*Exercise details*
Leave the pictures out and retype the lines from the beginning through the line with "ax = fig.add_axes([98", both ends included.

*Dataset section*
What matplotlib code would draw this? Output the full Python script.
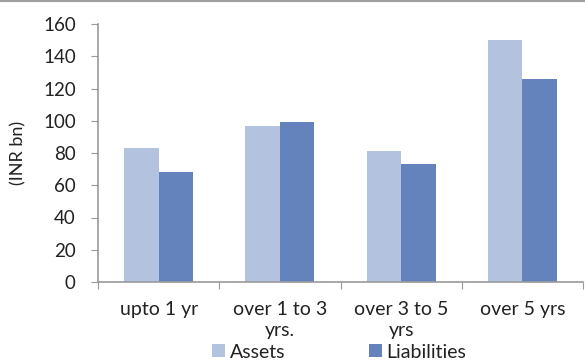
import matplotlib.pyplot as plt
import numpy as np

categories = ["upto 1 yr", "over 1 to 3\nyrs.", "over 3 to 5\nyrs", "over 5 yrs"]
assets = [83, 97, 81, 150]
liabilities = [68, 99, 73, 126]

plt.rcParams['font.family'] = ['Lato', 'DejaVu Sans']

fig = plt.figure(figsize=(5.85, 3.6), dpi=100)
ax = fig.add_axes([98 / 585, 1 - 282 / 360, 485 / 585, 258 / 360])

x = np.arange(len(categories))
w = 0.285
ax.bar(x - w / 2, assets, w, color="#b3c3df", label="Assets")
ax.bar(x + w / 2, liabilities, w, color="#6483bd", label="Liabilities")

ax.set_xlim(-0.5, len(categories) - 0.5)
ax.set_ylim(0, 160)
ax.set_yticks(range(0, 161, 20))
ax.set_xticks(np.arange(-0.5, len(categories), 1.0))
ax.set_xticklabels([])
ax.set_xticks(x, minor=True)
ax.set_xticklabels(categories, minor=True, fontsize=14, color="#222222", linespacing=1.25)
ax.tick_params(axis="x", which="minor", length=0, pad=14)
ax.tick_params(axis="x", which="major", length=5, color="#999999")
ax.tick_params(axis="y", length=5, color="#999999", labelsize=13.5, labelcolor="#222222", pad=11)

for s in ["top", "right"]:
    ax.spines[s].set_visible(False)
for s in ["left", "bottom"]:
    ax.spines[s].set_color("#999999")
    ax.spines[s].set_linewidth(1.2)

ax.set_ylabel("(INR bn)", fontsize=13, color="#222222", labelpad=12)

fig.legend(loc="lower center", bbox_to_anchor=(0.58, -0.05), ncol=2, frameon=False,
           fontsize=14, handlelength=0.65, handleheight=0.65, handletextpad=0.25,
           columnspacing=4.3, labelcolor="#222222")

# thin border along the top of the chart area
fig.add_artist(plt.Line2D([0, 1], [0.996, 0.996], color="#a0a0a0", lw=1.5))

fig.savefig("out.png", dpi=100, facecolor="white")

*Solution for this exercise*
What matplotlib code would draw this? Output the full Python script.
import matplotlib.pyplot as plt
import numpy as np

categories = ["upto 1 yr", "over 1 to 3\nyrs.", "over 3 to 5\nyrs", "over 5 yrs"]
assets = [83, 97, 81, 150]
liabilities = [68, 99, 73, 126]

plt.rcParams['font.family'] = ['Lato', 'DejaVu Sans']

fig = plt.figure(figsize=(5.85, 3.6), dpi=100)
ax = fig.add_axes([98 / 585, 1 - 282 / 360, 485 / 585, 258 / 360])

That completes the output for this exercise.